The South Asian Studies Council welcomes to its weekly Colloquium, Srinath Raghavan, Senior Fellow at the Centre for Policy Research in New Delhi.  Dr.Raghavan will give a talk based on a book he is finishing on the creation of Bangladesh in 1971.

4.30pm, April 11 · Room 203, Luce Hall, 34 Hillhouse Avenue

Dr. Raghavan is the author of War and Peace in Modern India: A Strategic History of the Nehru Years. He has also written extensively on contemporary foreign policy and security issues.

Abstract
The emergence of an independent Bangladesh in 1971 was the most decisive geopolitical event in South Asia since the partition of India. Forty years on, the historiography of the crisis remains captive to the parochial perspectives of the subcontinental protagonists. For the Indians this was a war of liberation; for the Pakistanis a war of secession; and for the Bangladeshis a war of independence.

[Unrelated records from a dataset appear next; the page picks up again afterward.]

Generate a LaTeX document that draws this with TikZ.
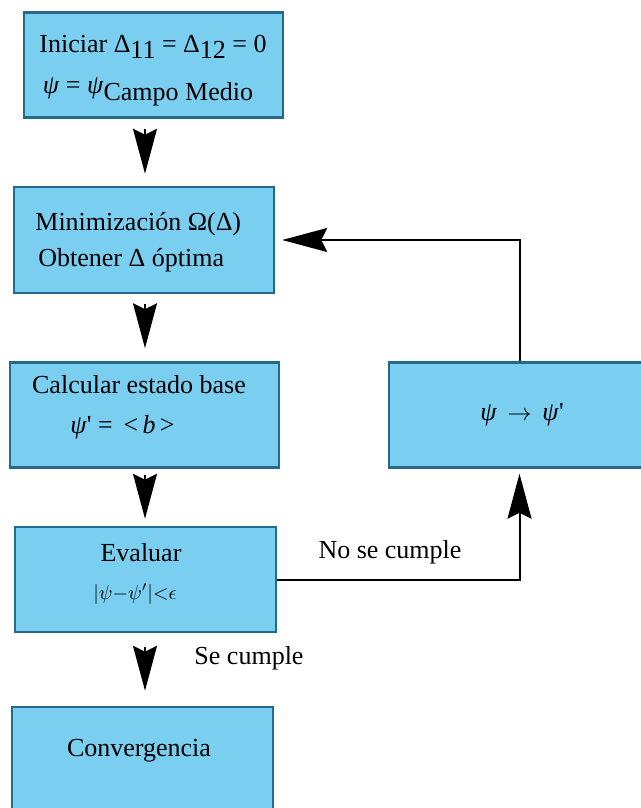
\documentclass[tikz,border=0pt]{standalone}
\usepackage{fontspec}
\setmainfont{Liberation Serif}
\usetikzlibrary{arrows.meta}

\definecolor{boxfill}{RGB}{122,206,240}
\definecolor{boxline}{RGB}{37,105,140}

\tikzset{
  box/.style={draw=boxline, fill=boxfill, line width=1.25pt, minimum width=#1, minimum height=52.5pt, inner sep=0pt},
  txt/.style={inner sep=0pt, font=\fontsize{13}{15}\selectfont},
  flow/.style={line width=1pt, -{Stealth[length=22.5pt, width=12pt, inset=3pt]}},
}

\begin{document}
\begin{tikzpicture}[x=0.5pt, y=-0.5pt]
      \useasboundingbox (0,0) rectangle (641,808);
      \clip (0,0) rectangle (641,808);
      % boxes
      \node[box=129.5pt] (init) at (153.5,65) {};
      \node[box=130pt, minimum height=53pt] (minim) at (144,240) {};
      \node[box=134.5pt] (calc) at (144.5,415) {};
      \node[box=130.5pt] (upd) at (519.5,415) {};
      \node[box=130.5pt] (eval) at (145.5,579.5) {};
      \node[box=130.5pt] (conv) at (142.5,759.5) {};
      \coordinate (col) at (145,0);
      % texts
      \draw
        (153,47) node[txt] (initA) {Iniciar Δ\raisebox{-0.25em}{11} = Δ\raisebox{-0.25em}{12} = 0}
        (148,92) node[txt] (initB) {\textit{ψ} = \textit{ψ}\raisebox{-0.3em}{Campo Medio}}
        (35,224) node[txt, anchor=west] (minA) {Minimización Ω(Δ)}
        (38,260) node[txt, anchor=west] (minB) {Obtener Δ óptima}
        (139,385) node[txt] (calcA) {Calcular estado base}
        (70,427) node[txt, anchor=west] (calcB) {\textit{ψ}\textquotesingle{} = \,<\,\textit{b}\,>}
        (522,415) node[txt] (updT) {\textit{ψ} \,$\to$\, \textit{ψ}\textquotesingle}
        (141,553) node[txt] (evalA) {Evaluar}
        (135,594) node[txt, font=\fontsize{10}{12}\selectfont] (evalB) {$|\psi{-}\psi'|{<}\epsilon$}
        (139,751) node[txt] (convT) {Convergencia}
        (390,552) node[txt] (no) {No se cumple}
        (249,658) node[txt] (se) {Se cumple};
      % connectors
      \draw[flow, shorten <=5pt, shorten >=6pt] (init.south -| col) -- (minim.north -| col);
      \draw[flow, shorten <=5pt, shorten >=6.5pt] (minim.south -| col) -- (calc.north -| col);
      \draw[flow, shorten <=3pt, shorten >=3.5pt] (calc.south -| col) -- (eval.north -| col);
      \draw[flow, shorten <=7pt, shorten >=7.5pt] (eval.south -| col) -- (conv.north -| col);
      \draw[flow, shorten >=3.5pt] (upd.north) |- (minim.east);
      \draw[flow, shorten >=2.5pt] (eval.east) -| (upd.south);
    \end{tikzpicture}
\end{document}
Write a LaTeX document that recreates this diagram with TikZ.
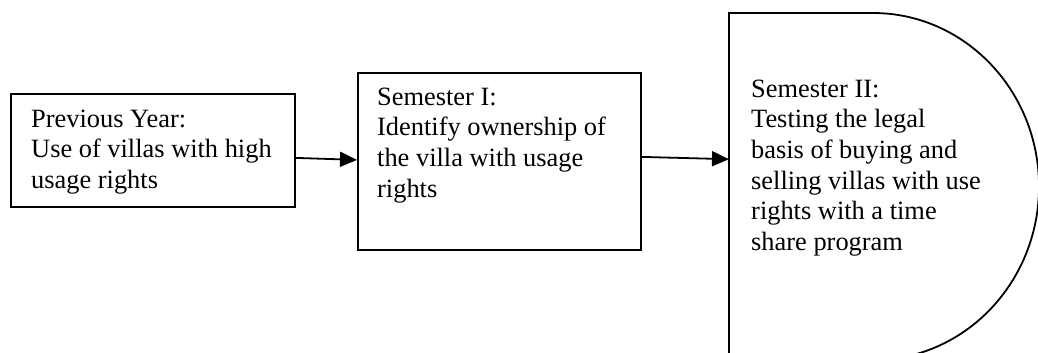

Despite the differences of inflection in each of these narratives, the underlying assumption remains the same: the independence of Bangladesh was, for a variety of reasons, inevitable. This paper argues against this dominant, determinist reading. It does so by widening the framework in which we view the event. The paper contends that the international context of the late 1960s played a central role in enabling the creation of an independent Bangladesh. Only by situating the event in the international history of the period can we explain the outcome and interpret its significance.